No, not at all. One of the issues that we’ve got is how to manage the energy – how often can we run with zero emission, how quickly can we charge it up, how far can we run with zero emission, all of that is still to be developed. We’ve got ideas. The first thing is to run the car in pure electric mode, because that will give us an idea of how much energy we need to generate – either with an additional power unit, or how much we can recover from braking and other methods. So, that’s very much still to be agreed and discussed.
Garage 56 in 2014. How do you see the future going from 2014 and beyond?
Well, obviously, when you put a car like this in that garage, you’re supposed to challenge the rules. Deltawing challenged the rules, and it got an entry into American Le Mans Series, but it didn’t get an entry into any others. So, beyond 2014 really relies on a discussion between Nissan, the other manufacturers, the ACO, and the FIA, as to how it could be raced in the future. And you know that’s a big discussion. Of course, you wouldn’t enter into that discussion until after Garage 56. We’re allowed to go to Garage 56 because people are interested in what we’re looking at, but you can’t make a conclusion until people have seen how quickly it goes and how sustainable the whole project is.

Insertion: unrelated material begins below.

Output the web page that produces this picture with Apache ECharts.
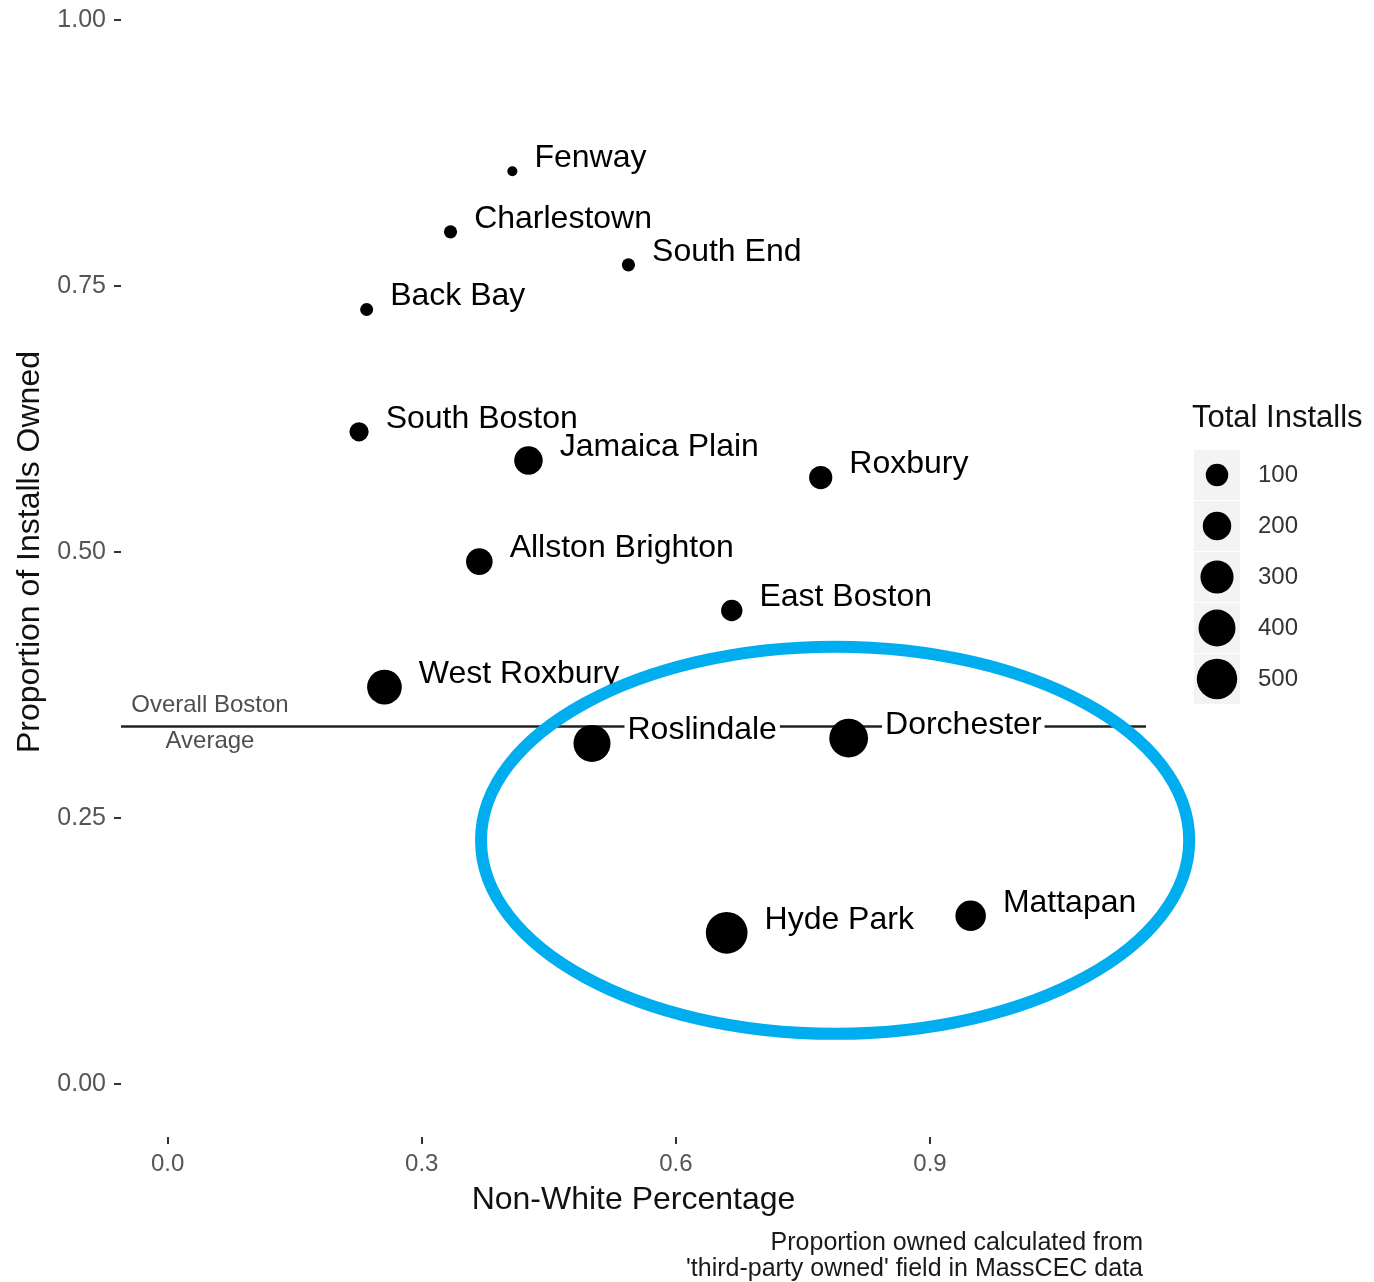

Looking at F1 regulations for next year, essentially those cars are full on hybrids from here on out, is there a chance of additional involvement in Formula 1?
Well, we’re the technical partner of Infiniti Red Bull Racing, so we’re continuously looking for opportunities where we can take technology, process, or methodology, and even people from Red Bull into Infiniti – and the same the other way. We’ve actually got an Infiniti engineer working in the Red Bull team full time. And we’ve got various technical projects in the works, which we’ll announce over the coming weeks and months. And, as you rightly say, the new power unit provides opportunity. Renault are doing the engine, and currently they’re doing the rest of the power unit as well, so the alliance of Infinity, Renault, and Red Bull gives us great opportunity to work together.
You call it a two-way technical relationship, how does the technology transfer back to the road cars?
Well, you just look at their skill in aerodynamics – that’s one example. I mean we won’t have the same shape as a Formula 1 car, but the computational dynamics, and the way its engineered, could teach us a lot about what we could do with road cars. If we were to apply carbon fiber to a road car, then clearly we can go to Red Bull for assistance. And they will learn about energy management, so we’ve exchanged technical information about energy recovery from the brakes, and we’ll continue to exchange what we’re doing on road cars, while they’ll exchange what they’re doing on the racecars. We’ve helped them already with some materials and coatings – so, although it’s not part-for-part, the technology transfer is the important thing.
Coming back to the ZEOD RC, have you come up against some interests that want to maintain the status quo?
No, I mean look at those brands that are there now, they’ve challenged in the past. When Audi came, they were the challenger – they brought diesel – now Toyota are challenging Audi. Porsche are about to come as well. When you enter a series like this, you expect to be challenging each other, that’s why we do it – it’s the competition.